Yeah, as long as you tweak the number of scanlines so they match the game resolution this is a sure fired way of doing it. It is the reason fake scanlines are in there.
Nope. I will do a commit right now. It will include 4.5GB of Overlays so it might take a bit.
Here’s hoping GitHub doesn’t freak out at the size of my commit.
The Mega Bezel commit was only 800MB of Potato graphics. It is done.
Just a heads up. The potato graphics are 1920x1080 at 72dpi. They are for potatoes. They look great at 4K anyway, with the new MIP scaling in the Mega Bezel.
Edit: If anyone wants the 4K versions they are in the Overlays repo.
I had to split the Overlay commit into three parts. In the end I was also forced to optimize the GCE Vectrex because they were 2.35GB alone. They will show some dithering on very close inspection.
So what your saying is that Vectrex was half of it?
What are the Potato presets? Are they just presets for people with slower pcs?
Thanks everybody. I went ahead and tried a couple things, which I was able to fix the problem. I just turned Interlacing and Fake Scanlines Trigger Res down and set Fake Scanlines opacity to 70.
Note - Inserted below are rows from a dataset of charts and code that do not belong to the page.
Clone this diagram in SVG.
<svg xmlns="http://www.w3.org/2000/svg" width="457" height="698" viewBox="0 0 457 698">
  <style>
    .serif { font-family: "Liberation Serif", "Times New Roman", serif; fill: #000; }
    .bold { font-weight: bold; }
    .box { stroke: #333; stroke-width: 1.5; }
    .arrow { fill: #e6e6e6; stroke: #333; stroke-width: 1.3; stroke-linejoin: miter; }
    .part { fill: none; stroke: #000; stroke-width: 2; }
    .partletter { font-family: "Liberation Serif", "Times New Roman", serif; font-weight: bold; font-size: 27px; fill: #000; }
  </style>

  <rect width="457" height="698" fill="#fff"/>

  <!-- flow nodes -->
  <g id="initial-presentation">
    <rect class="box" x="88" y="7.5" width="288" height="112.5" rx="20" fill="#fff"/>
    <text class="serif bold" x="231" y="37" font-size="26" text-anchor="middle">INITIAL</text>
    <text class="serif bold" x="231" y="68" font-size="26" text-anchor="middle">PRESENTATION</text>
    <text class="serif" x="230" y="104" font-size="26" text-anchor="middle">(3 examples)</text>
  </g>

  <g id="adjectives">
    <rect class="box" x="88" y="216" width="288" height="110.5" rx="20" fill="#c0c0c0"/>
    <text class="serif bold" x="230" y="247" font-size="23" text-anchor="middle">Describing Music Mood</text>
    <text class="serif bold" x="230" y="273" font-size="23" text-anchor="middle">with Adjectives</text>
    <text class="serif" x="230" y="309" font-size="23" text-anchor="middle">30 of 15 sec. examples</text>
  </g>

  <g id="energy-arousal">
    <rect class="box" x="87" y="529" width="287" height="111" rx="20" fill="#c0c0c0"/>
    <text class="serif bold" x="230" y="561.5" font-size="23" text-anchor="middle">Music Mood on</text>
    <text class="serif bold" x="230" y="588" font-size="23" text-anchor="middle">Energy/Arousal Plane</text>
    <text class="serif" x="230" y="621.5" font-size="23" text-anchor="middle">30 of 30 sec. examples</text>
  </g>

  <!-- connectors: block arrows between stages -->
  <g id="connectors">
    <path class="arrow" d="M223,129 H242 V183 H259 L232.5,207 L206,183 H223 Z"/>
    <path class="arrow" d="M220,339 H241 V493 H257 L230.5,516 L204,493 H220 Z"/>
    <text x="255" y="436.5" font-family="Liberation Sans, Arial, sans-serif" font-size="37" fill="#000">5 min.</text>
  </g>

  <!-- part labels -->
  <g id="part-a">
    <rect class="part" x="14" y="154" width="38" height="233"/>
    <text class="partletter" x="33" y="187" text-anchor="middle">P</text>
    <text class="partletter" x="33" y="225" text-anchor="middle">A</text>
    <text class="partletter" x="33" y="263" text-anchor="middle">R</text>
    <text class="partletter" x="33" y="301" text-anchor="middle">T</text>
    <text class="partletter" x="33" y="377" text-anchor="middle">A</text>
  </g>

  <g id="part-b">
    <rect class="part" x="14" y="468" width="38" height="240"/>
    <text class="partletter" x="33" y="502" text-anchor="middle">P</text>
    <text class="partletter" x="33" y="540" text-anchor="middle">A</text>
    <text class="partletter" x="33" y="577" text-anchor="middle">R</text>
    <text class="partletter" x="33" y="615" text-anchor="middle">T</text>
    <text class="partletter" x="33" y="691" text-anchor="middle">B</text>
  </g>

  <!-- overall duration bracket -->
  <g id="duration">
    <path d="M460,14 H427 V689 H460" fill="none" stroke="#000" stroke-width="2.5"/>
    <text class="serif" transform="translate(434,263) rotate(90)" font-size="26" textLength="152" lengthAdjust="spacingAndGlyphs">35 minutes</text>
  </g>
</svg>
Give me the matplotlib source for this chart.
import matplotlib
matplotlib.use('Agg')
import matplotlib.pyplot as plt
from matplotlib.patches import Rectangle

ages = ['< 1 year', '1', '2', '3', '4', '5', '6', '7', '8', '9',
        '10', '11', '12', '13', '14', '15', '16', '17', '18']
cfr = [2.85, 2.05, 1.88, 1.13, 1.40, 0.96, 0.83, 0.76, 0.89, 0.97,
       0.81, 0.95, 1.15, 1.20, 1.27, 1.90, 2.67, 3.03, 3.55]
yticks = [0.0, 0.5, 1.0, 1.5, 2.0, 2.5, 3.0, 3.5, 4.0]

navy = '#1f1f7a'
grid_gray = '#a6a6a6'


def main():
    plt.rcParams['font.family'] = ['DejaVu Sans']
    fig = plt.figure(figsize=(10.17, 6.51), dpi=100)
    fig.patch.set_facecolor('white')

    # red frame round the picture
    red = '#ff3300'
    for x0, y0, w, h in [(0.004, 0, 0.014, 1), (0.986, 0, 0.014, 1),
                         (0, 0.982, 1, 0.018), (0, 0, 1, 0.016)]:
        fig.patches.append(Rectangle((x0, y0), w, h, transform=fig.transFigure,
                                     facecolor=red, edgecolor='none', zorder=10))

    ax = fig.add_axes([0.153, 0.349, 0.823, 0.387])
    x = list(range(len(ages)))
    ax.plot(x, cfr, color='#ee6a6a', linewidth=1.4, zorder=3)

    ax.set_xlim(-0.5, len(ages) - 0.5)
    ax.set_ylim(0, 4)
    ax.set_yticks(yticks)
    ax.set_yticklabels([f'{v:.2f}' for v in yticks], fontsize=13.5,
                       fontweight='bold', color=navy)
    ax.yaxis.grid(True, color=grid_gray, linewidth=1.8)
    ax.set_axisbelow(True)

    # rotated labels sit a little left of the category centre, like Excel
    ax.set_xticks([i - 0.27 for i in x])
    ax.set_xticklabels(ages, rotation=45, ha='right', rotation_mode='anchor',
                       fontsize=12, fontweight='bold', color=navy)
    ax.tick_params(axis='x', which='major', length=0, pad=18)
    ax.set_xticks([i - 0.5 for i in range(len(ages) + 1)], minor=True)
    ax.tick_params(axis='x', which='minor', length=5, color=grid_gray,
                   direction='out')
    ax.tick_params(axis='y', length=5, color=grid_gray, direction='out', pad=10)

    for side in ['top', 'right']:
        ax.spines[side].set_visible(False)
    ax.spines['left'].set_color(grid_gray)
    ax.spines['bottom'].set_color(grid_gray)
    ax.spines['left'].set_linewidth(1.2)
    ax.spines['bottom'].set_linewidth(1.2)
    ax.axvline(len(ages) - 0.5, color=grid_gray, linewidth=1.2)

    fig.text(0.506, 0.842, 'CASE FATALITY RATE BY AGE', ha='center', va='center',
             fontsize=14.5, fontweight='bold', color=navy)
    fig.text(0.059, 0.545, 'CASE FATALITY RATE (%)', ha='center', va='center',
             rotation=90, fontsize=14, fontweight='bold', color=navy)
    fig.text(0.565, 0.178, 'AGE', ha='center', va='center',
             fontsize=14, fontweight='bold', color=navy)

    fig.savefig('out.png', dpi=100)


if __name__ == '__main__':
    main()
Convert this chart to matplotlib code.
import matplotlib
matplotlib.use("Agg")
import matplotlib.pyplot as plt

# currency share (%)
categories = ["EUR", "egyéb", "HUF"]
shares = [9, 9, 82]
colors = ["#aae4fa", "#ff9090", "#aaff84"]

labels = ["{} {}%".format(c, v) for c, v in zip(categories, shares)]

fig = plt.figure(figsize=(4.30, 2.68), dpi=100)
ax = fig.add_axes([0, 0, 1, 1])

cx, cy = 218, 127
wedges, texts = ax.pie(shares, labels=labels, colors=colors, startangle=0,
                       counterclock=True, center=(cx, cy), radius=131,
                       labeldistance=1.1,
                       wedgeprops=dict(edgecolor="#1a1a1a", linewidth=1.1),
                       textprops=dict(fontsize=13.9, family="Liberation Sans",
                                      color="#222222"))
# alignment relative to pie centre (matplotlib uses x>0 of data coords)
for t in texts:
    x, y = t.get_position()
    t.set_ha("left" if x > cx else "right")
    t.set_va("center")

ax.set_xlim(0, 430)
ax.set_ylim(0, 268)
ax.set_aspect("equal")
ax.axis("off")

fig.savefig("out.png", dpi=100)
Yes, they are essentially an overlay. They use a bare minimum of the Mega Bezel features, like screen scaling, black edge line width, curvature, etc. They only have one image layer and no reflection or generated bezel. They do support the dual screen feature, which is one of the many reasons they are superior to overlays.
They have a number of base presets to choose from for the reference shader.
- MBZ__5__POTATO__EASYMODE.slangp
- MBZ__5__POTATO__GDV.slangp
- MBZ__5__POTATO__GDV-MINI.slangp
- MBZ__5__POTATO__GDV-NTSC.slangp
- MBZ__5__POTATO__LCD-GRID.slangp
I am using GDV-MINI and LCD-GRID.
Speaking of overlays. As previously stated, the 4K overlays my Potato graphics are based on are in my Retroarch-Overlays/Logo repo.
Eventually I will do sample configs that can be used as an override template, along with coordinates in a readme. The coordinates can be used to convert the overlays for use in MAME and Rocketlauncher.
I also plan on doing a visual guide to using the “Render for Simplified Presets” parameters in the shader, which is what I used to create the graphics.
Yeah, the semi transparent screen gels add a lot of colors to the count, which is what makes the file size so large.
Yeah this helps with the Moire, because the fake scanlines are not curved by default, so if you are happy with the look it’s a good solution, I may put in an option to so it could automatically match the core resolution.
Well if you’re going to put out commits that size for me to grab when I get home from Scout meetings, I’m going to have to attend more meetings, haha!
It turned out to be only 2.53 GB of overlays. I replaced all the old “Logo” overlays with a complete set of overlays that match the Mega Bezel presets, (i.e. Bezel, Custom_Bezel_001, Monitor, PVM20 etc.) and consolidated the night into the same folder.
The naming convention is following my graphics for the potato presets. Now that I think of it, I may change that. (Or not. )
Thanks for these YouTube export settings Cyb, it’s really really interesting!
I’ll give them a try as soon as I start to produce videos again to promote my next iteration of Mega Bezels with some extra Death to Pixel flavour
Now I am going to have to try the overlays out. I honestly didn’t know you created overlays of the Mega Bezel presets.
This is only the first time I have used this method. In the past I composited all the layers in Photoshop and used a vector bezel clone I created in Illustrator. It took a lot of time, trial, and error to figure out how to accurately change the color of the bezels.
For the Night and LED layers I used the same blending modes I did for the Mega Bezel presets before @HyperspaceMadness created the additional image layers. I am still using these methods for the Batocera decorations.
This new method is much easier and produces results identical to the Mega Bezel presets.
Of course, taking 1500+ screenshots still takes a bit of time. (Day, night, and at least one mask of each preset.)
I did create a few Photoshop actions to automate applying the masks and renaming/reorganizing the layers. I even wasted a full morning on developing a command-line script to automatically export the PNGs, until I realized the 3rd party tool it wasn’t applying the masks.
I figured this was most likely the way you was doing the Potato presets.
So the method is in experimentation mode and if all goes well, mind as well just use it from now on. Which ever way is the easiest on the creator because I have been there myself with web development.
The main caveat is that the results are 72dpi instead of the 300dpi I have in my mission statement. That is acceptable for Potato presets and overlays, but not for the Mega Bezel graphics. It deserves more.